The staff were sullen and despondent, only emphasised by the unnatural glare of powerful fluorescent lighting. The fruit machine that had once been there was gone, replaced by a depressed looking palm tree that one felt was hankering for the dry heat of the French Riviera - it was its lot in life to be stuck in a South London fast food joint, having its leaves spattered with grease and receiving abuse from drunken punters pouring cans of Fanta into its bone dry soil. 

I was distracted from my musings on the plight of this palm by the cheery but slightly weary proprietor who informed me that all they had left on the menu was Doner and Chips. ‘Fine’ I thought, ‘that’s what I wanted anyway.’ 

So without further ado, I ordered usual topped off with lashings of garlic sauce. I had a couple of cold Stellas in the fridge and, in homage to Gary Strang of Men Behaving Badly fame I decided I would indulge in the above whilst watching some late night dross on TV. Of course I wasn’t disappointed, a double bill of ‘Don’t try this at home’ followed by  a repeat of ‘Stars in their Eyes’ on Challenge. The rest of the night was set and I was looking forward to a few chilled brews and my delicious kebab. I could’t have been more wrong. 

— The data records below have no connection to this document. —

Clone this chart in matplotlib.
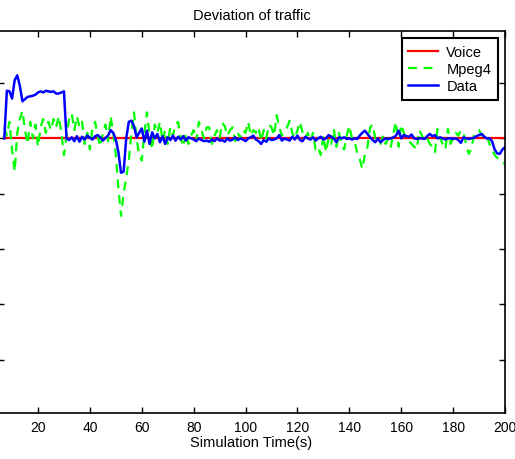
import matplotlib
matplotlib.use("Agg")
import matplotlib.pyplot as plt

plt.rcParams['font.family'] = ['Liberation Sans', 'DejaVu Sans']

# Simulation time (s), 1 s sampling
time = list(range(7, 201))

voice_time = [7, 200]
voice = [0.0, 0.0]

mpeg4 = [
    0.2, 0.05, 0.3, -0.2, -0.6, 0.1, 0.35, 0.5, 0.15, -0.1,          # 7-16
    0.3, 0.0, 0.25, -0.15, 0.2, 0.35, 0.1, 0.3, 0.15, 0.35,          # 17-26
    0.2, 0.4, 0.1, -0.3, 0.05, 0.35, 0.45, 0.15, 0.4, 0.2,           # 27-36
    0.3, -0.1, 0.1, -0.2, 0.2, 0.3, 0.05, -0.15, 0.1, 0.25,          # 37-46
    -0.05, 0.4, 0.1, -0.3, -0.9, -1.4, -1.0, -0.7, -0.4, 0.1,        # 47-56
    0.47, 0.0, -0.3, -0.4, 0.1, 0.47, 0.05, -0.2, 0.25, 0.1,         # 57-66
    0.3, -0.05, 0.15, -0.1, 0.2, 0.05, 0.25, 0.3, 0.0, -0.15,        # 67-76
    0.1, -0.1, 0.05, 0.15, -0.05, 0.3, 0.15, 0.0, 0.2, 0.2,          # 77-86
    -0.1, 0.05, 0.15, 0.0, 0.28, 0.22, 0.05, 0.15, 0.2, -0.05,       # 87-96
    0.1, 0.0, 0.15, 0.1, 0.3, 0.05, 0.15, 0.1, 0.2, -0.05,           # 97-106
    0.15, 0.0, 0.25, 0.2, 0.05, 0.42, 0.2, 0.05, 0.15, 0.2,          # 107-116
    0.32, 0.1, 0.0, 0.15, 0.3, 0.1, 0.0, 0.1, -0.05, 0.1,            # 117-126
    -0.2, -0.15, -0.3, 0.05, -0.25, 0.0, -0.1, 0.17, -0.15, 0.1,     # 127-136
    -0.1, -0.2, 0.05, 0.23, 0.0, -0.05, -0.25, -0.37, -0.55, -0.3,   # 137-146
    -0.15, 0.2, 0.25, 0.0, -0.05, -0.1, 0.05, -0.1, 0.0, -0.15,      # 147-156
    0.1, 0.3, -0.15, 0.25, 0.1, 0.0, -0.05, -0.1, -0.15, -0.2,       # 157-166
    0.15, 0.05, -0.05, 0.0, -0.1, -0.15, -0.25, 0.17, 0.0, -0.1,     # 167-176
    -0.2, 0.17, -0.1, 0.0, 0.1, 0.05, 0.15, 0.1, -0.1, -0.28,        # 177-186
    -0.2, 0.05, 0.1, 0.15, 0.05, 0.1, 0.05, -0.1, -0.2, -0.3,        # 187-196
    -0.35, -0.4, -0.45, -0.45,                                      # 197-200
]

data = [
    0.0, 0.86, 0.85, 0.72, 1.05, 1.14, 0.95, 0.67, 0.71, 0.75,       # 7-16
    0.76, 0.77, 0.79, 0.83, 0.85, 0.83, 0.86, 0.85, 0.84, 0.85,      # 17-26
    0.81, 0.81, 0.83, 0.85, 0.0, -0.03, 0.02, -0.05, 0.04, -0.06,    # 27-36
    0.03, -0.02, 0.05, 0.01, -0.02, 0.04, 0.06, 0.02, -0.04, 0.01,   # 37-46
    0.05, 0.15, 0.1, -0.02, -0.25, -0.62, -0.6, 0.0, 0.3, 0.32,      # 47-56
    0.22, 0.02, 0.1, 0.18, -0.06, 0.14, -0.1, 0.11, 0.0, 0.08,       # 57-66
    -0.07, 0.04, -0.1, 0.02, -0.03, 0.05, -0.04, 0.03, -0.02, 0.04,  # 67-76
    -0.04, 0.02, 0.0, -0.02, -0.05, 0.0, -0.03, -0.05, -0.04, -0.06, # 77-86
    -0.02, -0.05, 0.0, -0.04, -0.03, -0.06, 0.0, -0.04, -0.02, 0.02, # 87-96
    -0.03, 0.0, -0.02, -0.05, 0.0, 0.02, 0.05, -0.02, -0.05, -0.1,   # 97-106
    -0.03, -0.06, 0.0, -0.03, -0.02, 0.0, 0.06, -0.04, 0.0, -0.02,   # 107-116
    -0.04, 0.03, -0.02, 0.05, -0.03, -0.05, 0.03, 0.0, -0.02, 0.02,  # 117-126
    -0.04, 0.0, 0.03, -0.02, 0.0, 0.06, 0.03, 0.0, -0.07, 0.02,      # 127-136
    0.0, 0.02, -0.01, 0.0, -0.02, 0.0, -0.01, 0.05, 0.1, 0.14,       # 137-146
    0.08, 0.02, -0.03, -0.07, 0.0, -0.07, -0.03, 0.0, -0.01, 0.0,    # 147-156
    0.02, 0.05, 0.14, 0.0, 0.06, 0.04, 0.03, 0.07, 0.0, -0.01,       # 157-166
    0.0, 0.0, -0.01, 0.04, 0.08, 0.04, 0.06, 0.0, 0.02, 0.0,         # 167-176
    -0.02, 0.0, 0.0, -0.01, 0.0, -0.03, -0.08, 0.02, 0.0, -0.01,     # 177-186
    0.0, 0.01, 0.04, 0.06, 0.08, 0.03, 0.0, 0.0, -0.05, -0.2,        # 187-196
    -0.27, -0.28, -0.2, -0.16,                                      # 197-200
]

xticks = [20, 40, 60, 80, 100, 120, 140, 160, 180, 200]
yticks = [-4, -3, -2, -1, 0, 1]

W, H = 515, 460
fig = plt.figure(figsize=(W / 100, H / 100), dpi=100)
ax = fig.add_axes([-2 / W, 46 / H, 507 / W, 382 / H])

ax.plot(voice_time, voice, color='#ff0000', lw=1.6, label='Voice')
ax.plot(time, mpeg4, color='#00ff00', lw=1.6, ls=(0, (4, 3)), label='Mpeg4')
ax.plot(time, data, color='#0000ff', lw=1.8, label='Data')

ax.set_xlim(4.58, 200)
ax.set_ylim(-4.96, 1.94)
ax.set_xticks(xticks)
ax.set_yticks(yticks)
ax.tick_params(direction='in', length=4, width=1, top=True, right=True,
               labelleft=False, labelsize=10, pad=5)
for s in ax.spines.values():
    s.set_linewidth(1.2)

ax.set_title('Deviation of traffic', fontsize=10.5, pad=9)
ax.set_xlabel('Simulation Time(s)', fontsize=10.5, labelpad=1)

leg = ax.legend(loc='upper right', fontsize=10.5, fancybox=False,
                framealpha=1, edgecolor='black', borderaxespad=0.5,
                handlelength=2.0, handletextpad=0.6, labelspacing=0.22,
                borderpad=0.45)
leg.get_frame().set_linewidth(1.5)

fig.savefig('out.png', dpi=100)
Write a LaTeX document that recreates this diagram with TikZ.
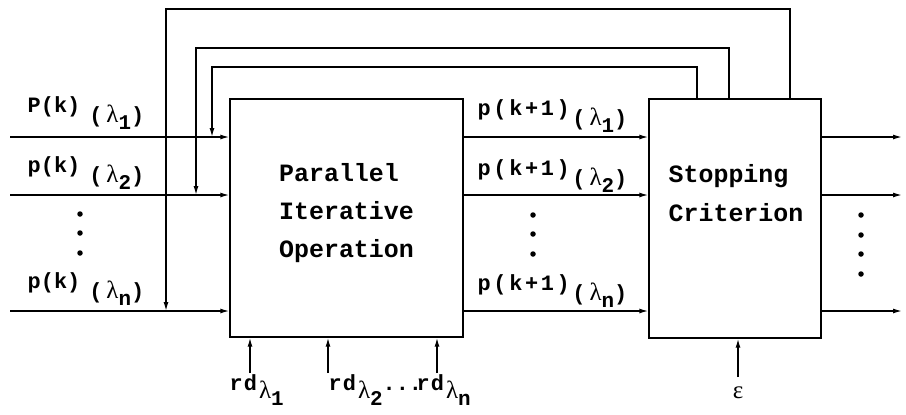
\documentclass[tikz,border=0pt]{standalone}
\usepackage{fontspec}
\setmainfont{Liberation Mono}
\newfontfamily\grk{Liberation Serif}
\usetikzlibrary{arrows.meta}
\newcommand\lamsub[1]{{\grk\fontsize{25}{26}\selectfont λ}\raisebox{-7bp}{\fontsize{21}{22}\selectfont\textbf{#1}}}
\newcommand\pklabel[2]{\textbf{#1(k)}\hspace{9bp}\raisebox{-10bp}{\textbf{(}\hspace{4bp}\lamsub{#2}\textbf{)}}}
\newcommand\pkklabel[1]{{\addfontfeatures{LetterSpace=12}\textbf{p(k+1)}}\raisebox{-10bp}{\textbf{(}\hspace{4bp}\lamsub{#1}\textbf{)}}}
\newcommand\rdlabel[1]{\textbf{r\hspace{1bp}d}\hspace{2bp}\raisebox{-8bp}{\lamsub{#1}}}
\begin{document}
\begin{tikzpicture}[x=1bp,y=-1bp,line width=1.4bp,
  >={Latex[length=9bp,width=5bp]},
  blk/.style={draw,inner sep=0pt},
  lbl/.style={font=\fontsize{22}{24}\selectfont,inner sep=0pt,anchor=base west},
  boxtxt/.style={font=\fontsize{25}{38.5}\selectfont\bfseries,align=left,inner sep=0pt},
  dot/.style={circle,fill,inner sep=0pt,minimum size=5.5bp}]
\useasboundingbox (0,0) rectangle (906,414);

% blocks
\node[blk,minimum width=233bp,minimum height=238bp] (pio) at (346.5,218) {};
\node[blk,minimum width=172bp,minimum height=239bp] (scb) at (735,218.5) {};
\node[boxtxt] (piotxt) at (346.5,213) {Parallel\\Iterative\\Operation};
\node[boxtxt] (scbtxt) at (736,193) {Stopping\\Criterion};

% input / output line coordinates
\coordinate (i1) at (10,137);
\coordinate (i2) at (10,195);
\coordinate (i3) at (10,311);
\coordinate (o1) at (902,137);
\coordinate (o2) at (902,195);
\coordinate (o3) at (902,311);

\foreach \k in {1,2,3}{
  \draw[->] (i\k) -- (i\k -| pio.west);
  \draw[->] (pio.east |- i\k) -- (scb.west |- i\k);
  \draw[->] (scb.east |- i\k) -- (o\k);
}

% feedback loops
\coordinate (t1) at (697,99);
\coordinate (t2) at (729,99);
\coordinate (t3) at (790,99);
\coordinate (e1) at (212,137);
\coordinate (e2) at (196,195);
\coordinate (e3) at (166,311);
\draw[->] (t1) -- ++(0,-32) -| (e1);
\draw[->] (t2) -- ++(0,-51) -| (e2);
\draw[->] (t3) -- ++(0,-90) -| (e3);

% labels
\node[lbl] (l1) at (27,112) {\pklabel{P}{1}};
\node[lbl] (l2) at (27,172) {\pklabel{p}{2}};
\node[lbl] (l3) at (27,288) {\pklabel{p}{n}};
\node[lbl] (m1) at (477,115) {\pkklabel{1}};
\node[lbl] (m2) at (477,175) {\pkklabel{2}};
\node[lbl] (m3) at (477,290) {\pkklabel{n}};

% dots
\node[dot] (ld1) at (80,214) {};
\node[dot] (ld2) at (80,233) {};
\node[dot] (ld3) at (80,253) {};
\node[dot] (md1) at (533,215) {};
\node[dot] (md2) at (533,234) {};
\node[dot] (md3) at (533,254) {};
\node[dot] (rd1) at (861,215) {};
\node[dot] (rd2) at (861,235) {};
\node[dot] (rd3) at (861,254) {};
\node[dot] (rd4) at (861,274) {};

% bottom inputs
\coordinate (b1) at (250,373);
\coordinate (b2) at (328,373);
\coordinate (b3) at (437,373);
\coordinate (b4) at (738,377);
\foreach \k in {1,2,3}{
  \draw[->] (b\k) -- (b\k |- pio.south);
}
\draw[->] (b4) -- (b4 |- scb.south);
\node[lbl] (r1) at (229,390) {\rdlabel{1}};
\node[lbl] (r2) at (328,390) {\rdlabel{2}\textbf{...}};
\node[lbl] (r3) at (416,390) {\rdlabel{n}};
\node[lbl,anchor=base] (eps) at (738,398) {{\grk\fontsize{25}{26}\selectfont ε}};
\end{tikzpicture}
\end{document}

It had been a good six months since I had eaten my last doner and chips, and looking back a couple of weeks ago I can see why. It was just filthy, fond memories of slurping up slivers of shaved meat were wiped away in seconds as I bit into the semi congealed mess on top of chips that definitely could have done with some more time out of the freezer and in the fryer. To top it all off, the garlic sauce had so much sugar in it that it rendered the who sorry mess inedible... I came to realise that this truly was the end of an affair. My night was ruined (perhaps a little far-fetched but I am sure you will allow me some embellishment for the sake of entertaining prose)

Like the narrator in A E Houseman’s A Shropshire Lad I was reminded of those ‘happy highways whence I roamed, and cannot come again’. Such it was with the kebab, a sordid and longtime love but one which I must leave behind to the mists of misspent youth and the chip shops of West Yorkshire.